Now, a few years on, the consensus is she has failed in her one overarching objective: a smooth and undamaging Brexit. The many Remainers and Brexiteers standing to replace her as Conservative Party Leader and Prime Minister will all claim they have a better prospectus. Part of the critical consensus is that the Prime Minister’s domestic legacy is thin and, in truth, her own list of domestic reforms in her resignation statement was less comprehensive or significant than for most retiring Prime Ministers.

On higher education, she still, even at this very late stage, seems keen to boost her legacy and to leave her mark via the rumoured publication of the long-awaited Augar report. This may end up being as important as earlier big reports, like the Browne report of 2010, although that will depend on whether Tory leadership candidates in each of the two clear camps (Brexit and Remain) use higher education as a way of differentiating themselves from one another.

But what is likely to be missed in the continuing Augar conversations is the mark that the May premiership has already had on higher education. The Higher Education and Research Bill was published before the referendum, in David Cameron’s time. But it was passed during Mrs May’s tenure when she could have stopped it. Moreover, it changed significantly during its passage in the May era.

The legislation was enacted in April 2017 and the resulting changes include the establishment of the Office for Students and UKRI. These new bodies were proposed before Theresa May entered Number 10 but their establishment afterwards was not inevitable. She could have stopped the legislation or radically amended its contents by reorientating it towards things she has long supported (like ‘deep discounts in tuition fees’ for STEM courses).

Besides, Theresa May’s impact on higher education goes way beyond legislation. Her decision in her early days to put policy responsibility for the teaching functions of higher education institutions back in the Education Department ended higher education’s journey around Whitehall, from the Department for Education and Skills to the Department for Innovation, Universities and Skills and then to the Department for Business, Innovation and Skills and then, under May, back to the Department for Education in Sanctuary Street. 

Another part of her higher education legacy is Sam Gyimah’s and then Chris Skidmore’s appointments as Universities Minister. Her decision to keep Jo Johnson in post for the first period of her premiership, despite the Whitehall rearrangements mentioned above, was also important.
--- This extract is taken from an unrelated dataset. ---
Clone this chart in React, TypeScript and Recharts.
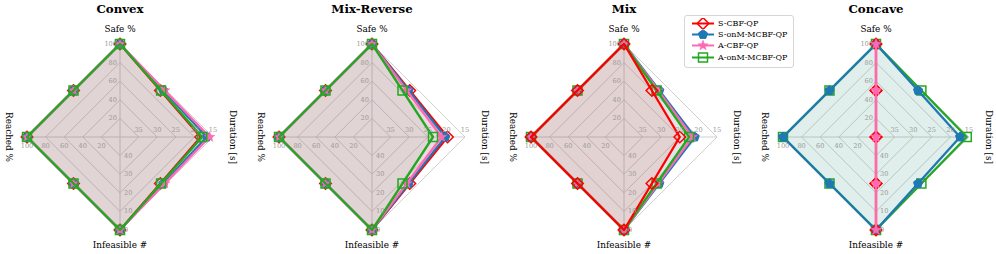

In my view, we’ve been well served by all three. Both Jo Johnson and Sam Gyimah have continued to be firm and effective advocates for the sector after resigning as Ministers from May’s Government – as shown by the former’s amendment to the current Immigration and Social Security Co-ordination (EU Withdrawal) Bill (£) and the latter’s recent article in the Financial Times (£). 

But to return to where I started, in the end Theresa May will rightly or wrongly always be best remembered in the higher education sector for her attitude towards international students. Universities could never understand the relentless negativity.

It seemed, to me, to be caused by something which affected her whole approach: the only Department in which she had worked before becoming Prime Minister was the Home Office and she was never able to detach herself entirely from its outlook. Perhaps if her constituency of Maidenhead had included a major higher education provider, she would have had a deeper understanding and more positive perception of the benefits universities can bring but that was not to be.

1 comment

  1. John O'Leary says:

    It’s true that she was only ever a minister in the Home Office but she was the Shadow Education Secretary at a time when universities were part of that brief. You’d have thought she might have picked up a bit from that, but it wasn’t obvious.